Trollope compares America to England

[13] Trollope's misfortune blinded her to openly viewing the principles of American society: "When Equality stepped on her foot, soiled her gloves, or spit and hung its legs in rude attitudes over the backs of chairs, its value as an abstract principle was forgotten" (Heineman 557). This led her to the next point of interest -- her need, like many other of the British travelers of this period, to compare America with her homeland.

[14] Trollope's experiences in America are constantly compared with the life she left behind in England. Trollope idealizes the life she lived in England, a life she remembers as elegant and luxurious. When reminiscing on the past, people often only remember the good and dismiss the bad. Trollope left just before she would be forced to give up her lavish lifestyle, so to her England still was a place of rich comforts. When she arrived in America hoping to quickly regain her wealth, she most likely viewed all her experiences in relation to her past in England: "For the impoverished Fanny Trollope, it was a bitter experience to discover that the dollar builds its own hierarchy and creates its own aristocracy" (Worth 26). Trollope's feeling of superiority is sensed throughout her writing because she still sees herself as an elite aristocrat from England. One example of this superiority occurs when she is comparing the literature produced by Americans to that of Europeans; she says, "The immense exhalation of periodical trash, which penetrates into every cot and corner of the country, and which is greedily sucked in by all ranks, is unquestionably one great cause of its inferiority" (249).

[15] The differences between the newly formed America and the historic England were vast, and Trollope made a huge lifestyle change, not only in a new environment but also in a new social class. As a result "she looks on New World culture from a certain Old World perspective and finds America wanting in comparison" (Worth 26). She may still be dealing with the poverty that took away her elite status in England, and therefore when failing to become rich in America, a land that is known for dreams coming true, she, possibly unknowingly, compares two countries that are hardly comparable. While staying at her "dwelling" in Cincinnati she remarks, "we speedily found that it was devoid of nearly all the accommodation that Europeans conceive necessary to decency and comfort" and continues to compare the amenities with those that she recalls from London. Unable to accept that it was in England that she became poor, Trollope blames America for not meeting the societal standards she was once accustomed to as a member of the elite in England.
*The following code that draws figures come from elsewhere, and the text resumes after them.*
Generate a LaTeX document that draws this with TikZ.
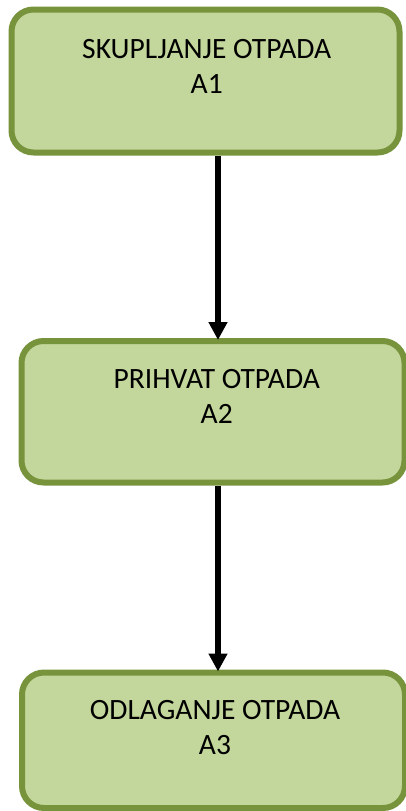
\documentclass[tikz,border=0pt]{standalone}
\usepackage{fontspec}
\setmainfont{Carlito}
\usetikzlibrary{arrows.meta}
\definecolor{boxfill}{HTML}{C3D69B}
\definecolor{boxline}{HTML}{77933C}
\tikzset{
  stage/.style={draw=boxline, fill=boxfill, line width=6pt, rounded corners=22pt,
    rectangle, outer sep=0pt, inner sep=0pt},
  stagetext/.style={font=\fontsize{29.5}{35}\selectfont, align=center, anchor=base,
    inner sep=0pt, text=black},
  flow/.style={line width=6pt, -{Triangle[length=18pt,width=18pt]},
    shorten <=3pt, shorten >=1pt}
}
\begin{document}
\begin{tikzpicture}[x=1pt,y=-1pt]
  \useasboundingbox (0,0) rectangle (405,811);
  \coordinate (ax) at (218,0);
  % process stages
  \node[stage, minimum width=388pt, minimum height=143pt] (a1) at (205.5,81) {};
  \node[stage, minimum width=383pt, minimum height=141.5pt] (a2) at (213,411.75) {};
  \node[stage, minimum width=383pt, minimum height=135.5pt] (a3) at (213.5,740.25) {};
  % labels (anchored on the baseline of the last line)
  \node[stagetext] (t1) at (206.7,93.3) {SKUPLJANJE OTPADA\\A1};
  \node[stagetext] (t2) at (216.7,423.3) {PRIHVAT OTPADA\\A2};
  \node[stagetext] (t3) at (215,754) {ODLAGANJE OTPADA\\A3};
  % connectors
  \draw[flow] (a1.south -| ax) -- (a2.north -| ax);
  \draw[flow] (a2.south -| ax) -- (a3.north -| ax);
\end{tikzpicture}
\end{document}
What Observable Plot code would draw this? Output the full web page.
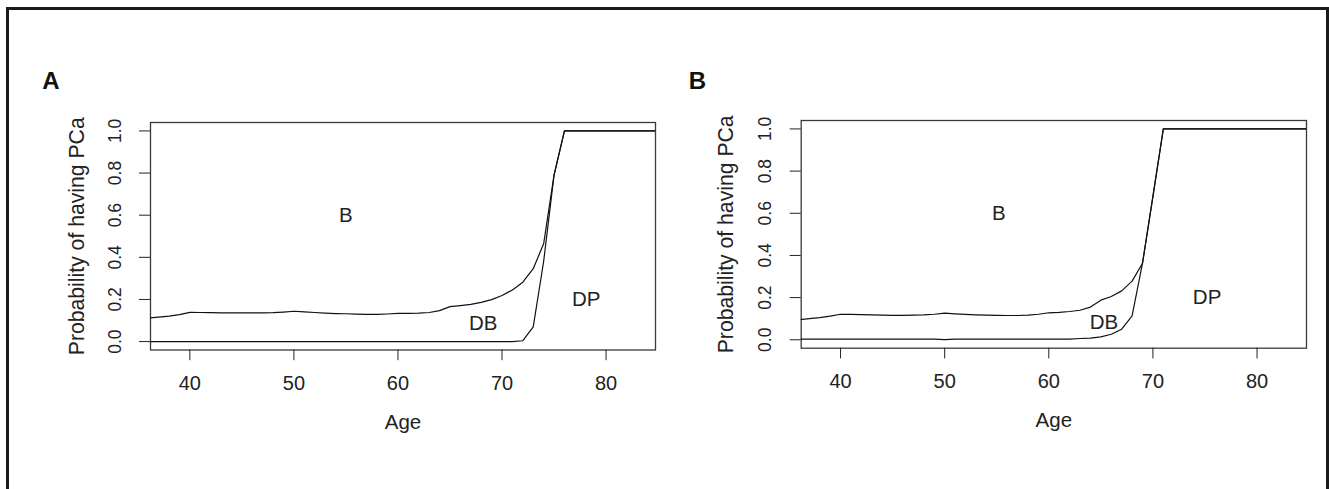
<!DOCTYPE html>
<html><head><meta charset="utf-8">
<script src="https://cdn.jsdelivr.net/npm/d3@7"></script>
<script src="https://cdn.jsdelivr.net/npm/@observablehq/plot@0.6"></script>
<style>
html,body{margin:0;padding:0;background:#fff;overflow:hidden;}
#wrap{position:relative;width:1329px;height:489px;overflow:hidden;font-family:"Liberation Sans",Arial,Helvetica,sans-serif;background:#fff;}
#frame{position:absolute;left:6px;top:6.5px;width:1316.7px;height:600px;border:3px solid #1a1a1a;box-sizing:content-box;pointer-events:none;}
.panel{position:absolute;top:0;}
</style></head>
<body><div id="wrap"><div id="frame"></div></div>
<script>
// Ages (x categories)
const ages = [36,37,38,39,40,41,42,43,44,45,46,47,48,49,50,51,52,53,54,55,56,57,58,59,60,
              61,62,63,64,65,66,67,68,69,70,71,72,73,74,75,76,77,78,79,80,81,82,83,84,85];

// Panel A: boundary B/DB (upper) and DB/DP (lower)
const upperA = [0.112,0.116,0.121,0.128,0.139,0.138,0.137,0.136,0.136,0.136,0.136,0.136,0.137,0.140,0.144,
                0.141,0.138,0.135,0.133,0.132,0.130,0.129,0.129,0.131,0.134,0.134,0.135,0.138,0.147,0.166,
                0.171,0.177,0.186,0.199,0.219,0.245,0.282,0.346,0.464,0.790,
                1,1,1,1,1,1,1,1,1,1];
const lowerA = [0,0,0,0,0,0,0,0,0,0,0,0,0,0,0,0,0,0,0,0,0,0,0,0,0,0,0,0,0,0,0,0,0,0,0,0,
                0.004,0.070,0.380,0.790,
                1,1,1,1,1,1,1,1,1,1];

// Panel B
const upperB = [0.095,0.100,0.105,0.112,0.121,0.120,0.119,0.118,0.117,0.116,0.116,0.117,0.118,0.121,0.126,
                0.123,0.120,0.118,0.117,0.116,0.115,0.115,0.117,0.121,0.128,0.130,0.134,0.140,0.155,0.188,
                0.205,0.232,0.278,0.363,0.680,
                1,1,1,1,1,1,1,1,1,1,1,1,1,1,1];
const lowerB = [0.003,0.003,0.003,0.003,0.003,0.003,0.003,0.003,0.003,0.003,0.003,0.003,0.003,0.003,0.001,
                0.003,0.003,0.003,0.003,0.003,0.003,0.003,0.003,0.003,0.003,0.003,0.003,
                0.006,0.008,0.014,0.026,0.050,0.113,0.363,0.680,
                1,1,1,1,1,1,1,1,1,1,1,1,1,1,1];

// Region labels
const labelText = ["B", "DB", "DP"];
const labelAgeA = [55, 68.2, 78.1];
const labelProbA = [0.6, 0.085, 0.2];
const labelAgeB = [55.2, 65.3, 75.2];
const labelProbB = [0.6, 0.083, 0.2];

const xTicks = [40, 50, 60, 70, 80];
const yTicks = [0, 0.2, 0.4, 0.6, 0.8, 1.0];
const xDomain = [36.22, 84.75];
const yDomain = [-0.04, 1.04];
const xTitle = "Age";
const yTitle = "Probability of having PCa";
const font = '"Liberation Sans", Arial, Helvetica, sans-serif';

function makePanel(p) {
  const rows = ages.map((a, i) => ({age: a, upper: p.upper[i], lower: p.lower[i]}));
  const labs = labelText.map((t, i) => ({t, x: p.labAge[i], y: p.labProb[i]}));
  return Plot.plot({
    width: p.width, height: 489,
    marginLeft: p.ml, marginRight: p.mr, marginTop: p.mt, marginBottom: p.mb,
    style: {fontFamily: font, color: "#222", background: "transparent", overflow: "visible"},
    x: {domain: xDomain},
    y: {domain: yDomain},
    marks: [
      Plot.frame({stroke: "#3a3a3a", strokeWidth: 1.3}),
      Plot.axisX({ticks: xTicks, tickSize: 10.7, tickPadding: 14.8, fontSize: 20, label: null, tickFormat: d => String(d)}),
      Plot.axisY({ticks: yTicks, tickSize: 11, tickRotate: -90, tickPadding: p.yPad, fontSize: 17.5, label: null, tickFormat: d3.format(".1f")}),
      Plot.line(rows, {x: "age", y: "upper", stroke: "#111", strokeWidth: 1.2, clip: true}),
      Plot.line(rows, {x: "age", y: "lower", stroke: "#111", strokeWidth: 1.2, clip: true}),
      Plot.text(labs, {x: "x", y: "y", text: "t", fontSize: 20.5, fill: "#222"}),
      Plot.text([xTitle], {text: d => d, frameAnchor: "bottom", lineAnchor: "bottom", dy: 79, fontSize: 20.5, fill: "#222"}),
      Plot.text([yTitle], {text: d => d, frameAnchor: "left", rotate: -90, textAnchor: "middle", lineAnchor: "bottom", dx: p.ylabDx, fontSize: 21.2, fill: "#222"}),
      Plot.text([p.letter], {text: d => d, frameAnchor: "top-left", textAnchor: "start", lineAnchor: "bottom",
        dx: p.letterDx, dy: p.letterDy, fontSize: 24, fontWeight: "bold", fill: "#111"})
    ]
  });
}

const wrap = document.getElementById("wrap");
const pa = makePanel({letter: "A", upper: upperA, lower: lowerA, labAge: labelAgeA, labProb: labelProbA,
  width: 664, ml: 150, mr: 9, mt: 122, mb: 139.5, yPad: 18.3, ylabDx: -67, letterDx: -108.3, letterDy: -33.7});
pa.classList.add("panel"); pa.style.left = "0px";
const pb = makePanel({letter: "B", upper: upperB, lower: lowerB, labAge: labelAgeB, labProb: labelProbB,
  width: 665, ml: 136.7, mr: 23, mt: 120, mb: 141.3, yPad: 19.7, ylabDx: -68, letterDx: -112.4, letterDy: -31.7});
pb.classList.add("panel"); pb.style.left = "664px";
wrap.insertBefore(pa, wrap.firstChild);
wrap.insertBefore(pb, wrap.firstChild.nextSibling);
</script>
</body></html>
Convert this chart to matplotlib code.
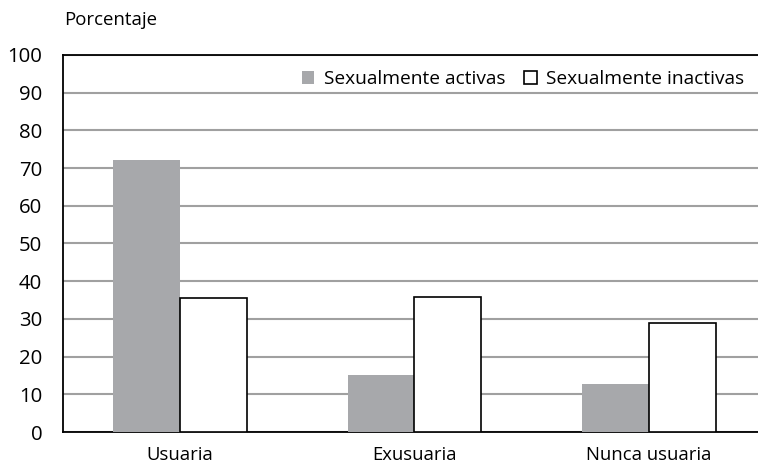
import matplotlib.pyplot as plt
import numpy as np

plt.rcParams['font.family'] = ['Open Sans', 'DejaVu Sans']

categories = ["Usuaria", "Exusuaria", "Nunca usuaria"]
activas = [72.2, 15.1, 12.6]
inactivas = [35.5, 35.9, 28.8]
series_names = ["Sexualmente activas", "Sexualmente inactivas"]

fig = plt.figure(figsize=(7.58, 4.65), dpi=100)
ax = fig.add_axes([63 / 758, 1 - 432 / 465, (758 - 63) / 758, (432 - 55) / 465])

x = np.arange(len(categories))
w = 0.285
ax.bar(x - w / 2, activas, w, color="#a7a8ab", label=series_names[0], zorder=3)
ax.bar(x + w / 2, inactivas, w, color="white", edgecolor="black", linewidth=1.2,
       label=series_names[1], zorder=3)

ax.set_xlim(-0.5, 2.466)
ax.set_ylim(0, 100)
ax.set_yticks(range(0, 101, 10))
ax.set_xticks(x)
ax.set_xticklabels(categories, fontsize=13.3)
ax.tick_params(axis='y', labelsize=14.7, length=0, pad=15)
ax.tick_params(axis='x', length=0, pad=10)
ax.yaxis.grid(True, color="#a0a0a0", linewidth=1.5, zorder=0)
ax.set_axisbelow(True)

for s in ["left", "bottom", "top"]:
    ax.spines[s].set_color("black")
    ax.spines[s].set_linewidth(1.3)
ax.spines["right"].set_visible(False)

fig.text(64 / 758, 1 - 20 / 465, "Porcentaje", fontsize=13.4, va="center", ha="left")

leg = ax.legend(loc="upper right", bbox_to_anchor=(1.0, 0.995), ncol=2, frameon=False,
                fontsize=13.8, handlelength=0.65, handleheight=0.65, handletextpad=0.5,
                columnspacing=1.0, borderaxespad=0.3)

fig.savefig("out.png", dpi=100)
[16] Trollope was not like other British travel authors, however, in that she had significant experience in America that few others could claim. However, despite her experience living in America, people must read her account with caution. Knowing Frances Trollope's background, her struggles and disappointments in America, enables readers to see how such claims and descriptions came about. It must also be remembered that Trollope was writing to entertain; she was writing to please readers in order to make a profit. Her detailed descriptions, extreme generalizations, and strong opinions all add to the enjoyment of the reader. As an author, Trollope should be credited with great narrations, but as a voice of authority on the American subject matter -- on Jefferson's sexual relations, for instance -- Trollope's account needs to be seen in its true form -- as an angry, biased, and extravagant piece of writing. But, nonetheless, her work was no doubt a powerful force in keeping the lurid story of Jefferson's intimate relations across the color line alive in the early 19th century.